→ PROBLEM DETAILS: Please write the listing below out again exactly, leaving every picture behind.

◇ ◇ ◇ ◇ ◇ ◇ ◇

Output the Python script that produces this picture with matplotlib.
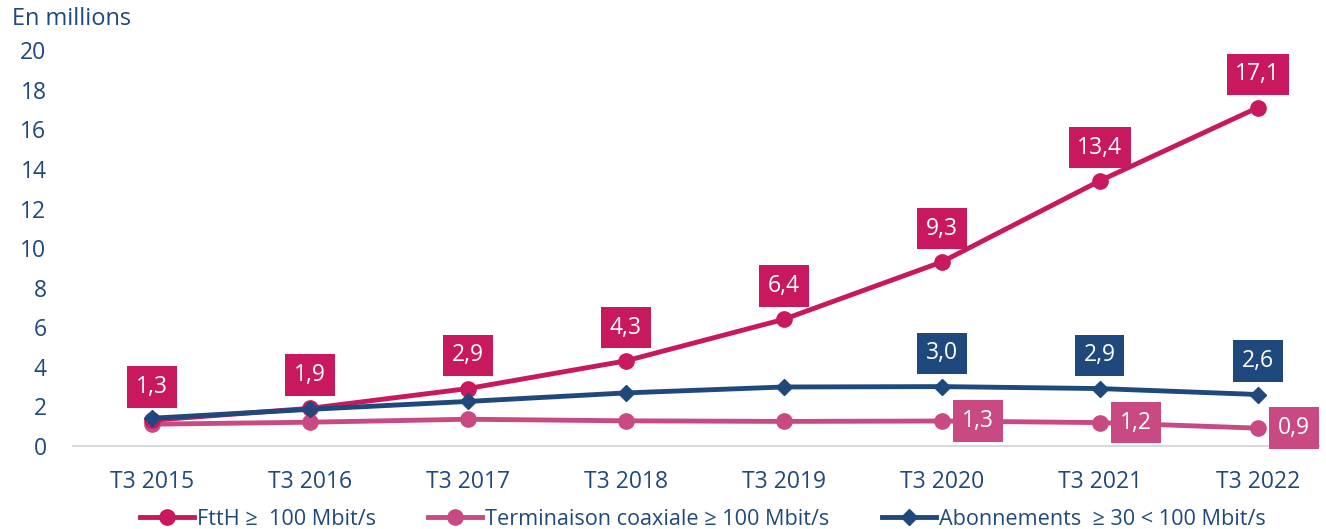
import matplotlib.pyplot as plt
import numpy as np

plt.rcParams['font.family'] = ['Open Sans', 'DejaVu Sans']

# data
periodes = ["T3 2015", "T3 2016", "T3 2017", "T3 2018", "T3 2019", "T3 2020", "T3 2021", "T3 2022"]
ftth = [1.3, 1.9, 2.9, 4.3, 6.4, 9.3, 13.4, 17.1]
coax = [1.1, 1.2, 1.35, 1.27, 1.24, 1.26, 1.18, 0.9]
abo = [1.4, 1.85, 2.25, 2.68, 2.98, 3.0, 2.9, 2.6]
coax_lab = ["", "", "", "", "", "1,3", "1,2", "0,9"]
abo_lab = ["", "", "", "", "", "3,0", "2,9", "2,6"]

c_ftth = "#C8185E"
c_coax = "#C94A82"
c_abo = "#1F497D"
c_txt = "#1F497D"
fs = 16.5

fig = plt.figure(figsize=(13.26, 5.29), dpi=100)
ax = fig.add_axes([0.055, 0.157, 0.94, 0.748])

x = np.arange(len(periodes))
ax.plot(x, coax, color=c_coax, lw=3.5, marker='o', ms=11, label="Terminaison coaxiale ≥ 100 Mbit/s", zorder=3)
ax.plot(x, ftth, color=c_ftth, lw=3.5, marker='o', ms=11, label="FttH ≥  100 Mbit/s", zorder=4)
ax.plot(x, abo, color=c_abo, lw=3.5, marker='D', ms=8.5, label="Abonnements  ≥ 30 < 100 Mbit/s", zorder=5)

box = dict(boxstyle='square,pad=0.38', lw=0)
for i, v in enumerate(ftth):
    ax.annotate(f"{v:.1f}".replace('.', ','), (x[i], v), xytext=(0, 24), textcoords='offset points',
                ha='center', va='center', color='white', fontsize=fs,
                bbox=dict(box, fc=c_ftth), zorder=6)
for i, t in enumerate(abo_lab):
    if t:
        ax.annotate(t, (x[i], abo[i]), xytext=(0, 24), textcoords='offset points',
                    ha='center', va='center', color='white', fontsize=fs,
                    bbox=dict(box, fc=c_abo), zorder=6)
for i, t in enumerate(coax_lab):
    if t:
        ax.annotate(t, (x[i], coax[i]), xytext=(26, 0), textcoords='offset points',
                    ha='center', va='center', color='white', fontsize=fs,
                    bbox=dict(box, fc=c_coax), zorder=6)

ax.set_xlim(-0.5, 7.39)
ax.set_ylim(0, 20)
ax.set_yticks(range(0, 21, 2))
ax.set_xticks(x)
ax.set_xticklabels(periodes)
for s in ['top', 'right', 'left']:
    ax.spines[s].set_visible(False)
ax.spines['bottom'].set_color('#D9D9D9')
ax.spines['bottom'].set_linewidth(1.5)
ax.tick_params(axis='both', length=0, labelsize=fs, colors=c_txt)
ax.tick_params(axis='x', pad=17)
ax.tick_params(axis='y', pad=19)
for lab in ax.get_yticklabels():
    lab.set_ha('right')

fig.text(0.009, 0.965, "En millions", fontsize=17, color=c_txt, va='center')

h, l = ax.get_legend_handles_labels()
order = [1, 0, 2]
fig.legend([h[k] for k in order], [l[k] for k in order], loc='center', bbox_to_anchor=(0.53, 0.018),
           ncol=3, frameon=False, fontsize=15.6, labelcolor=c_txt, handlelength=2.5,
           handletextpad=0.15, columnspacing=2.4)

fig.savefig("out.png", dpi=100)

◇ ◇ ◇ ◇ ◇ ◇ ◇

→ WRITTEN SOLUTION:
Output the Python script that produces this picture with matplotlib.
import matplotlib.pyplot as plt
import numpy as np

plt.rcParams['font.family'] = ['Open Sans', 'DejaVu Sans']

# data
periodes = ["T3 2015", "T3 2016", "T3 2017", "T3 2018", "T3 2019", "T3 2020", "T3 2021", "T3 2022"]
ftth = [1.3, 1.9, 2.9, 4.3, 6.4, 9.3, 13.4, 17.1]
coax = [1.1, 1.2, 1.35, 1.27, 1.24, 1.26, 1.18, 0.9]
abo = [1.4, 1.85, 2.25, 2.68, 2.98, 3.0, 2.9, 2.6]
coax_lab = ["", "", "", "", "", "1,3", "1,2", "0,9"]
abo_lab = ["", "", "", "", "", "3,0", "2,9", "2,6"]

c_ftth = "#C8185E"
c_coax = "#C94A82"
c_abo = "#1F497D"
c_txt = "#1F497D"
fs = 16.5

fig = plt.figure(figsize=(13.26, 5.29), dpi=100)
ax = fig.add_axes([0.055, 0.157, 0.94, 0.748])

x = np.arange(len(periodes))
ax.plot(x, coax, color=c_coax, lw=3.5, marker='o', ms=11, label="Terminaison coaxiale ≥ 100 Mbit/s", zorder=3)
ax.plot(x, ftth, color=c_ftth, lw=3.5, marker='o', ms=11, label="FttH ≥  100 Mbit/s", zorder=4)
ax.plot(x, abo, color=c_abo, lw=3.5, marker='D', ms=8.5, label="Abonnements  ≥ 30 < 100 Mbit/s", zorder=5)

box = dict(boxstyle='square,pad=0.38', lw=0)
for i, v in enumerate(ftth):
    ax.annotate(f"{v:.1f}".replace('.', ','), (x[i], v), xytext=(0, 24), textcoords='offset points',
                ha='center', va='center', color='white', fontsize=fs,
                bbox=dict(box, fc=c_ftth), zorder=6)
for i, t in enumerate(abo_lab):
    if t:
        ax.annotate(t, (x[i], abo[i]), xytext=(0, 24), textcoords='offset points',
                    ha='center', va='center', color='white', fontsize=fs,
                    bbox=dict(box, fc=c_abo), zorder=6)
for i, t in enumerate(coax_lab):
    if t:
        ax.annotate(t, (x[i], coax[i]), xytext=(26, 0), textcoords='offset points',
                    ha='center', va='center', color='white', fontsize=fs,
                    bbox=dict(box, fc=c_coax), zorder=6)

ax.set_xlim(-0.5, 7.39)
ax.set_ylim(0, 20)
ax.set_yticks(range(0, 21, 2))
ax.set_xticks(x)
ax.set_xticklabels(periodes)
for s in ['top', 'right', 'left']:
    ax.spines[s].set_visible(False)
ax.spines['bottom'].set_color('#D9D9D9')
ax.spines['bottom'].set_linewidth(1.5)
ax.tick_params(axis='both', length=0, labelsize=fs, colors=c_txt)
ax.tick_params(axis='x', pad=17)
ax.tick_params(axis='y', pad=19)
for lab in ax.get_yticklabels():
    lab.set_ha('right')

fig.text(0.009, 0.965, "En millions", fontsize=17, color=c_txt, va='center')

h, l = ax.get_legend_handles_labels()
order = [1, 0, 2]
fig.legend([h[k] for k in order], [l[k] for k in order], loc='center', bbox_to_anchor=(0.53, 0.018),
           ncol=3, frameon=False, fontsize=15.6, labelcolor=c_txt, handlelength=2.5,
           handletextpad=0.15, columnspacing=2.4)

fig.savefig("out.png", dpi=100)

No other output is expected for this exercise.